**Entries provided:**
====================
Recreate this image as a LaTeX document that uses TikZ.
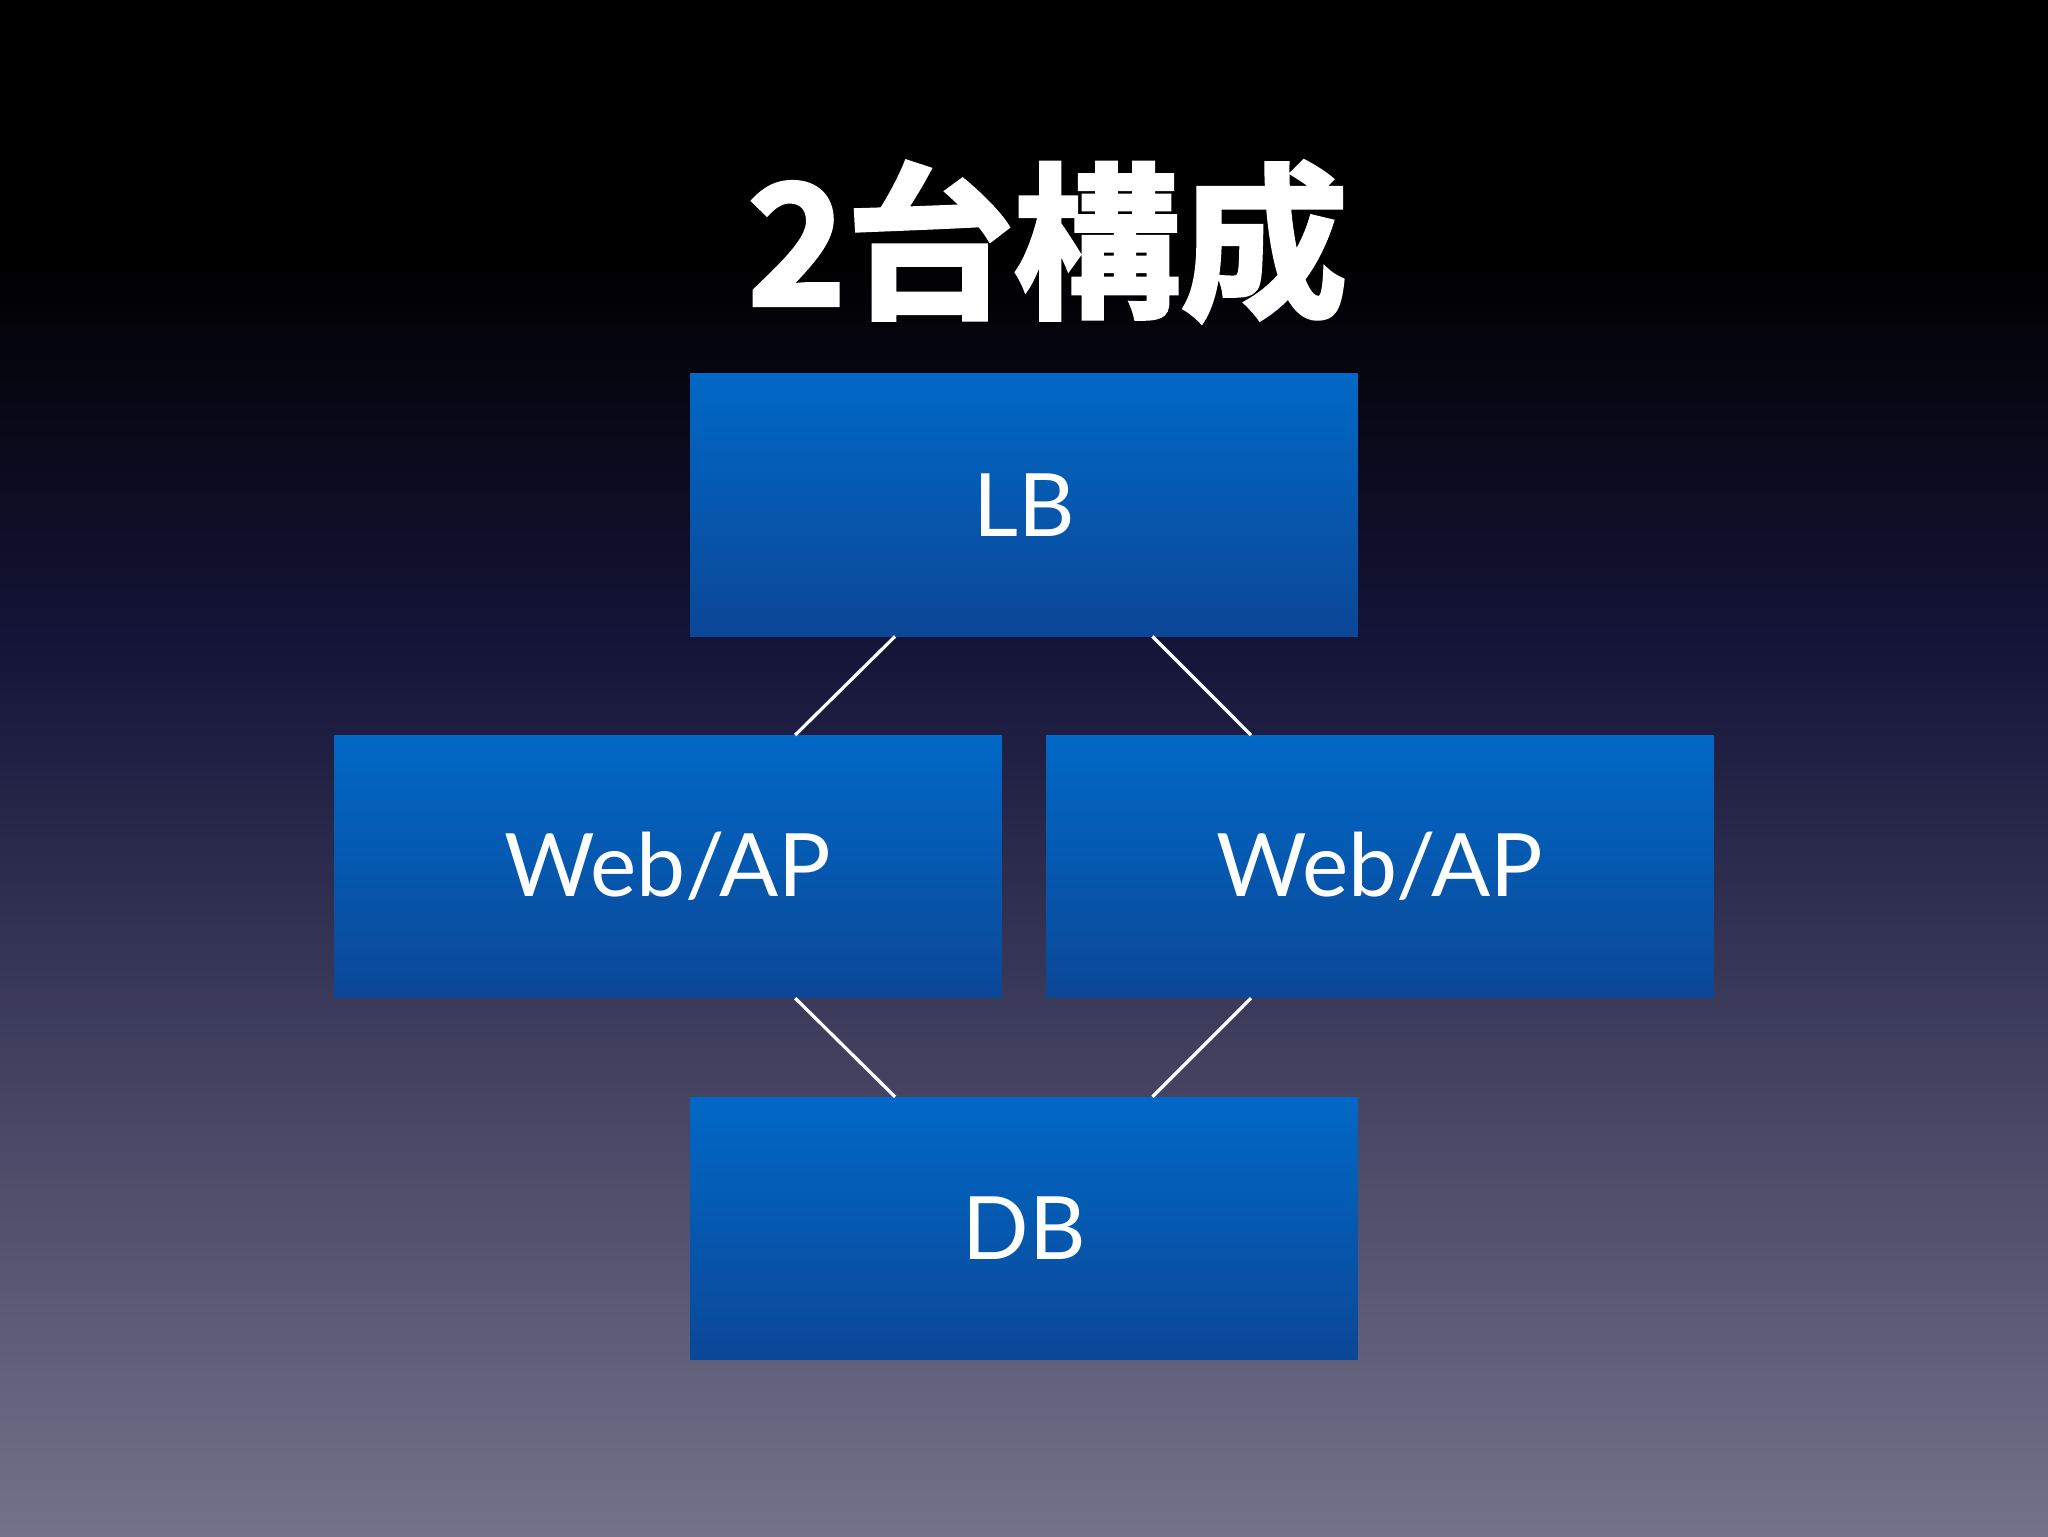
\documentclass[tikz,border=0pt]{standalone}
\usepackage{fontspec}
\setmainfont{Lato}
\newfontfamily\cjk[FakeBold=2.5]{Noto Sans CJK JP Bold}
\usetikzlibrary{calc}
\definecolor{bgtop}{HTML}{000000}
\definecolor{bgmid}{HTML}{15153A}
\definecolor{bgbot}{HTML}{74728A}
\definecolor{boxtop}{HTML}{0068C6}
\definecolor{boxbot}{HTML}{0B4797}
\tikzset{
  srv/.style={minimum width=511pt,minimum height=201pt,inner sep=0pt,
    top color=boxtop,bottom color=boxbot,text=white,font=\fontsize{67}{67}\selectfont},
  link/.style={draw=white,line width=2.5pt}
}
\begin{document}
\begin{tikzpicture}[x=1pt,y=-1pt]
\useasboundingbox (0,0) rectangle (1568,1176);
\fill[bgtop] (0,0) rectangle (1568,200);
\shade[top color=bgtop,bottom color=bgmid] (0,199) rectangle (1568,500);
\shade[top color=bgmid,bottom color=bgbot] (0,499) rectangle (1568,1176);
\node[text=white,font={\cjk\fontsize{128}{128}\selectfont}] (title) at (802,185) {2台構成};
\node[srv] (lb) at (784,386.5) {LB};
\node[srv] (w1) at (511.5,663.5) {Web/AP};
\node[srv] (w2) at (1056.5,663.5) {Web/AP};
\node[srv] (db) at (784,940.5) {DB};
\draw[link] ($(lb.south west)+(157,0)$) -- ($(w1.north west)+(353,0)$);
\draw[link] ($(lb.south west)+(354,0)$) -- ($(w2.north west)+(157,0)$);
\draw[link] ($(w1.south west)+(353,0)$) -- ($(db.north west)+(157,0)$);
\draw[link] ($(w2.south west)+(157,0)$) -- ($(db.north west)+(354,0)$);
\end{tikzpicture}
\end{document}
====================
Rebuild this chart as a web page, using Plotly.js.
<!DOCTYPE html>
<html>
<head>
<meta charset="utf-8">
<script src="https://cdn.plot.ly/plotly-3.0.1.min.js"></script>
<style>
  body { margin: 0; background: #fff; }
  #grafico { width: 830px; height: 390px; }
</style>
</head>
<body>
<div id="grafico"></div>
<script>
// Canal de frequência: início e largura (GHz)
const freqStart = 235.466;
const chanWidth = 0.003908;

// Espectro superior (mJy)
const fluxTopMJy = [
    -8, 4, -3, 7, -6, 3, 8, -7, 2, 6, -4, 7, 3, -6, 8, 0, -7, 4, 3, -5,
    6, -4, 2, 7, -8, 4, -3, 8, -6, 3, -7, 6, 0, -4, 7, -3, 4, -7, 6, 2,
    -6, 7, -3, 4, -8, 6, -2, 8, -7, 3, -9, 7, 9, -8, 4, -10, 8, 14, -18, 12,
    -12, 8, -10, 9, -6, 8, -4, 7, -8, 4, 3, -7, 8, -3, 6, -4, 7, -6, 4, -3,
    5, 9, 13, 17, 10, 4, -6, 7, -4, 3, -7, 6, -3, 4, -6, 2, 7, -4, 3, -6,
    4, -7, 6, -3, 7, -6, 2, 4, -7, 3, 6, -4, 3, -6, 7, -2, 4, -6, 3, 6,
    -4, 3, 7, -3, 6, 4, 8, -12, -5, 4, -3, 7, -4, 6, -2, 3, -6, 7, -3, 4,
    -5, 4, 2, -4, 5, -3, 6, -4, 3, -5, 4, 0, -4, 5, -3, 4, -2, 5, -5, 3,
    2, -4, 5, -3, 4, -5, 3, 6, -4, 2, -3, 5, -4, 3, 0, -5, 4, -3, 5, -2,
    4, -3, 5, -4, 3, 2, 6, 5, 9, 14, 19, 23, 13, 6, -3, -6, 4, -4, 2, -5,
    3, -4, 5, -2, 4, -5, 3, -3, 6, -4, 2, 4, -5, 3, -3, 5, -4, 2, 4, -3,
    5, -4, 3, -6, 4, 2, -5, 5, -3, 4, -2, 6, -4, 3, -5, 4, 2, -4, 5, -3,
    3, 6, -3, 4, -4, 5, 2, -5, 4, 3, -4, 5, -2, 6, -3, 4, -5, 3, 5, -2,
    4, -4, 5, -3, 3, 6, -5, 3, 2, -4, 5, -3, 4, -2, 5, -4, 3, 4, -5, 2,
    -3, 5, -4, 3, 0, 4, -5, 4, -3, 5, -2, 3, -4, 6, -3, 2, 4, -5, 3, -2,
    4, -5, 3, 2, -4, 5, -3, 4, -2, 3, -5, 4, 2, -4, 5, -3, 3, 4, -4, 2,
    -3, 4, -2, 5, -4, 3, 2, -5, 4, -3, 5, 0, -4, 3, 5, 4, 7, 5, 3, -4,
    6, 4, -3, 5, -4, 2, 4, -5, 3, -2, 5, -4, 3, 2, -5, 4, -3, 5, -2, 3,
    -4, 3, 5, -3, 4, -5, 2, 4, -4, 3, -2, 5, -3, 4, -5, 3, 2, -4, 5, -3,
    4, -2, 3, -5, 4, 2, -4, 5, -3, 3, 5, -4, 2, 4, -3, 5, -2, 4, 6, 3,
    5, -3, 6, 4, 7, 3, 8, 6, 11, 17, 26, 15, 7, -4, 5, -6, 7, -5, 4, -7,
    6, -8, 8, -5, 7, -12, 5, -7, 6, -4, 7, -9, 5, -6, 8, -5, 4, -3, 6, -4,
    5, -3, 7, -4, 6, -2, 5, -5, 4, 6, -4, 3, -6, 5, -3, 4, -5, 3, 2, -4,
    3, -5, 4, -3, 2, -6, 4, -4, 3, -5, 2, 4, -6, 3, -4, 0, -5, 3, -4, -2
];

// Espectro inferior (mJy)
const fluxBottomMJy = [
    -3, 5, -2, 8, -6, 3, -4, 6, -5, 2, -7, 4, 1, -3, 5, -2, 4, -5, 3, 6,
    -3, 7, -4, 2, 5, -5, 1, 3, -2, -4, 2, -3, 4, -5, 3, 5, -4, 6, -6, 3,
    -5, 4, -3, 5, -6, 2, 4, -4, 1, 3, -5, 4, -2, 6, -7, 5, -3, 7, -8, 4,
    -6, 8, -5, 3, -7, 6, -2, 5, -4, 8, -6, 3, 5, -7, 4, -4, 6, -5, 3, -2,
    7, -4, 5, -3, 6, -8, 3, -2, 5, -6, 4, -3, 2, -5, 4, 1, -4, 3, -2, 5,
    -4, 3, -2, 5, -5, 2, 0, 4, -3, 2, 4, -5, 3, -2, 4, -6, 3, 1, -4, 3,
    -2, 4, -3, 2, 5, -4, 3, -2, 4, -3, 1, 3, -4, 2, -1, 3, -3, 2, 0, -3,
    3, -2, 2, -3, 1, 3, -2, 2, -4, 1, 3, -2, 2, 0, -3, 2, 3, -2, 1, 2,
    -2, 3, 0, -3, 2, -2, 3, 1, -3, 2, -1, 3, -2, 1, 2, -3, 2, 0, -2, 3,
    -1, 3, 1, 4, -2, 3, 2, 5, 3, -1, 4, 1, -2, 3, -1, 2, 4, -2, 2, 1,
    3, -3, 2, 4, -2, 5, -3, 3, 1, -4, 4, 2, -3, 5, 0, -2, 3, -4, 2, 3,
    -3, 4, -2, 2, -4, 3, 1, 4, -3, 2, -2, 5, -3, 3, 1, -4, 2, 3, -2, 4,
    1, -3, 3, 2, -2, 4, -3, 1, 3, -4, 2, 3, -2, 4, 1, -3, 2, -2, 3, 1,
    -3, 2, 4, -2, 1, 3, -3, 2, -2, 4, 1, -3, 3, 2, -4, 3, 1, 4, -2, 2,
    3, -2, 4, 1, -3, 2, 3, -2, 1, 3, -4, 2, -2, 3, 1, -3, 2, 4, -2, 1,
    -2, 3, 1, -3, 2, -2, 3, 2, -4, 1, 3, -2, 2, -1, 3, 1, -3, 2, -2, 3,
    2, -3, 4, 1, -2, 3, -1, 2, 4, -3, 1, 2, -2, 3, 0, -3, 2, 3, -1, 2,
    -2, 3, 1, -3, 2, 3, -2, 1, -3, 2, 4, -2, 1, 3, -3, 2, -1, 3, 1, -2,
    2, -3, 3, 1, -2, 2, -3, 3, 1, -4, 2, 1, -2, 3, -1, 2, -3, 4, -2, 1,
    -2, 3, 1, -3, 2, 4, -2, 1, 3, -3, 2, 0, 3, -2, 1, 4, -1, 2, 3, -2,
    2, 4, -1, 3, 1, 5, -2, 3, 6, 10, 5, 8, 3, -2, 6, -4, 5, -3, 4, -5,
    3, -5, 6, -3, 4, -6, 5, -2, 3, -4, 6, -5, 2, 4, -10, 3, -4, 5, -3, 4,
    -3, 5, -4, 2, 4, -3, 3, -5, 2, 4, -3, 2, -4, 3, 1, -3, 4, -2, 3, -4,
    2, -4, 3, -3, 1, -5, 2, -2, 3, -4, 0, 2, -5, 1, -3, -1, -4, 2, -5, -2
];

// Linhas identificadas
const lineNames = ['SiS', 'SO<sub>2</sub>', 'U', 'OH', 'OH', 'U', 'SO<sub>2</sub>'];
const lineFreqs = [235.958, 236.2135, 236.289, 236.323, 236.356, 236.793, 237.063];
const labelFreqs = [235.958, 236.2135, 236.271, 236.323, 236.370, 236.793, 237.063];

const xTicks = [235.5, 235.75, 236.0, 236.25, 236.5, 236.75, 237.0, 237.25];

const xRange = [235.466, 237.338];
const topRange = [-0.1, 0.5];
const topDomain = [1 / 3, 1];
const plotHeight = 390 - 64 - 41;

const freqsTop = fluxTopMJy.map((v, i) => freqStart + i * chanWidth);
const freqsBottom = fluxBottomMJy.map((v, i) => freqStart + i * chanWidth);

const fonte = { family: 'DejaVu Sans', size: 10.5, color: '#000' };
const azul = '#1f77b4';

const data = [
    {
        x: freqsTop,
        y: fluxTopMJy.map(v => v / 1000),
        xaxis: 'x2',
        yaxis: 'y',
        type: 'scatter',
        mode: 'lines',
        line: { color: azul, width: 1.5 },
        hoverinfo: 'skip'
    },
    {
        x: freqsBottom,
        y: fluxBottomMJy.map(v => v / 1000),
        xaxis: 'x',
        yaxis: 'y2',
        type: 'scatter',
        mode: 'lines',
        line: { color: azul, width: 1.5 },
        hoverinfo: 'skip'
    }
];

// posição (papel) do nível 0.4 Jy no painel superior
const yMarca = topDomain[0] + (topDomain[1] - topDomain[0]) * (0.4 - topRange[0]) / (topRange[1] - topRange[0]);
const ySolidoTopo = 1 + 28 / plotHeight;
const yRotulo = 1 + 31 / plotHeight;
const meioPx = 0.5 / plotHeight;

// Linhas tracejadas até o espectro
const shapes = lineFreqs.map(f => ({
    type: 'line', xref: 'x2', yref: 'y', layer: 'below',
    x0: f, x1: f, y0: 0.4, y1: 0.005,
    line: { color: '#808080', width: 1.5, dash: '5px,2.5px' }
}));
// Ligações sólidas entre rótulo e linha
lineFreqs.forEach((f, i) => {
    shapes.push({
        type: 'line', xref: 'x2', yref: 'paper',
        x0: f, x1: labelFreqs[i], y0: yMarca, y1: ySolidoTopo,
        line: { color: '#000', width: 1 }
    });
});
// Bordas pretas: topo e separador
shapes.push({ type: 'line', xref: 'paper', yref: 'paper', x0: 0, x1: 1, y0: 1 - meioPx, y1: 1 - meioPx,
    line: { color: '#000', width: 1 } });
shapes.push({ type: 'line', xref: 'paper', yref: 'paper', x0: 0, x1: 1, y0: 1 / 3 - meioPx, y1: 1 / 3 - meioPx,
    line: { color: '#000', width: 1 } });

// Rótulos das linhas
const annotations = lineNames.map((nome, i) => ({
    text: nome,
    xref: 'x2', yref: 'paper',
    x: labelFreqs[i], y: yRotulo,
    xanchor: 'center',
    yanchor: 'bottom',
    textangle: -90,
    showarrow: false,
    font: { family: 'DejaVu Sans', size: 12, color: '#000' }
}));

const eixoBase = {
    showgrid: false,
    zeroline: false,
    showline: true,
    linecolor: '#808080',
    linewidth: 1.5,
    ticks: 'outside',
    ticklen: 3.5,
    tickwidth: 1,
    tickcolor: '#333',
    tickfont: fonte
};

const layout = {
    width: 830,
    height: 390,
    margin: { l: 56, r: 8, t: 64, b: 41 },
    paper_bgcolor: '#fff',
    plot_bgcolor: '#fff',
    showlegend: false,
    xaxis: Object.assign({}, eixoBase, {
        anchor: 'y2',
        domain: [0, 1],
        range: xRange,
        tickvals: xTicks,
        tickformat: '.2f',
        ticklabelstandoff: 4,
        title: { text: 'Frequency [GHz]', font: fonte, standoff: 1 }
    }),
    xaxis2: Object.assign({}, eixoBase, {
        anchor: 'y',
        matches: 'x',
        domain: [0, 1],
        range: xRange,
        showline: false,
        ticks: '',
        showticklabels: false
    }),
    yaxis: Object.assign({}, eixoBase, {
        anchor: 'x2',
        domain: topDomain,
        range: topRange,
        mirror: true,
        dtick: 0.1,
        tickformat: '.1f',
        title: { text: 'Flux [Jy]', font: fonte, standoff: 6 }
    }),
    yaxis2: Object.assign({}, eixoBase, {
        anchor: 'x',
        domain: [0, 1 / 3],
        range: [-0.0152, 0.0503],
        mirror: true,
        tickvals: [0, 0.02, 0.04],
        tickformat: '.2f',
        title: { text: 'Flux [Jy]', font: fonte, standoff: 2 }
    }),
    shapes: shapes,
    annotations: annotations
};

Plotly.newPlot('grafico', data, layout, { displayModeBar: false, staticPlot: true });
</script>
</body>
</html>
====================
**Task prompt:** Copy out each line of the data containing the string "this".

**Solved problem:**
Recreate this image as a LaTeX document that uses TikZ.
Rebuild this chart as a web page, using Plotly.js.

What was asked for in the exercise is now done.